I’ve mentioned in the past that my fun-o-meter might be broken. I’ve told you how things that I’m supposed to find fun make me anxious, and things that many people think of as chores are my favorite things to do…every….day. On my ideal day we’d go for a hike, write or draw a bit, listen to music, make a nice dinner, go for a walk around town, watch a good movie. Nothing fantastic, but we’d do it together, and we’d all be in good moods and get along with each other (this means you, boys!) Nothing makes me feel like getting out the old fun-o-meter adjuster like a holiday. I like holidays, but I don’t anticipate them as eagerly as I once did. You can never quite match that childish zeal, and sometimes it makes me feel a little sad to have lost it. Isaac is a living manifestation of Halloween excitement. He asks me every morning how many days are left. He plans his costume, wears the bits we’ve already made, changes his mind about what he wants to be. He draws zombies and skeletons and ghosts. He’s sad that we don’t have more Halloween decorations, and he spent an afternoon cutting them out of paper and hanging them in the windows. And he wants to carve pumpkins, lots of pumpkins. I’ve been thinking about pumpkins, this morning, and I think they might be my golden ticket back to Halloween glee. I can’t really get excited about trick-or-treating. I love making the boys’ costumes but I’m anxious that I won’t get them done on time, or they won’t look right. But pumpkins…lately I’ve looked on pumpkin carving as a messy and slimy task. But today I realized the error of my ways. I love pumpkins! I love everything about them. The way they taste, the way they smell, their color, the word, “pumpkin.” I love how mythological they seem – they can replace a horseman’s head or they can become an enchanted carriage. And I love the idea of souls and spirits…this time of year is so rich in the remembrance of souls, so joyful and awe-ful. A jack-o-lantern is a pumpkin spirit, smiling out at you with fiendish glee. It’s the ingis fatuus that leads you across dry fields of middle-aged disillusionment to the vibrant, glowing, slightly frightening, sweet, morally complicated, highly anticipated night that is Halloween. I can’t wait to carve one!

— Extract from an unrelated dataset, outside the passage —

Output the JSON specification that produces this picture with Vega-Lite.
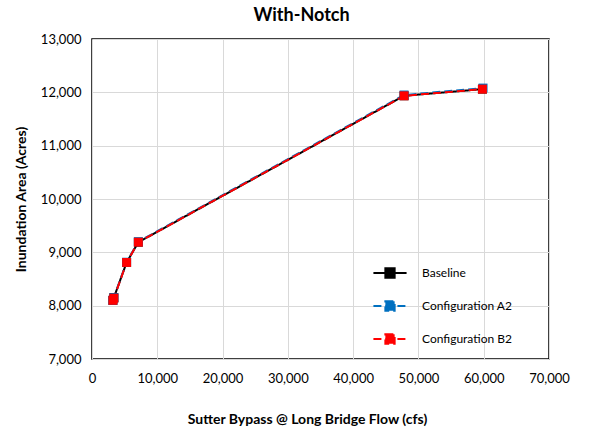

I thought these pumpkin blondies turned out very tasty! They’re a little softer than a normal blondie, cause of the pumpkin, but they make up for this (not unpleasant) attribute with taste. I spiced them with cinnamon, nutmeg, and allspice, and I added chocolate-covered-ginger, which contributed a lovely chewy little bite. I added a handful of chocolate chips, too, because you can never have enough chocolate!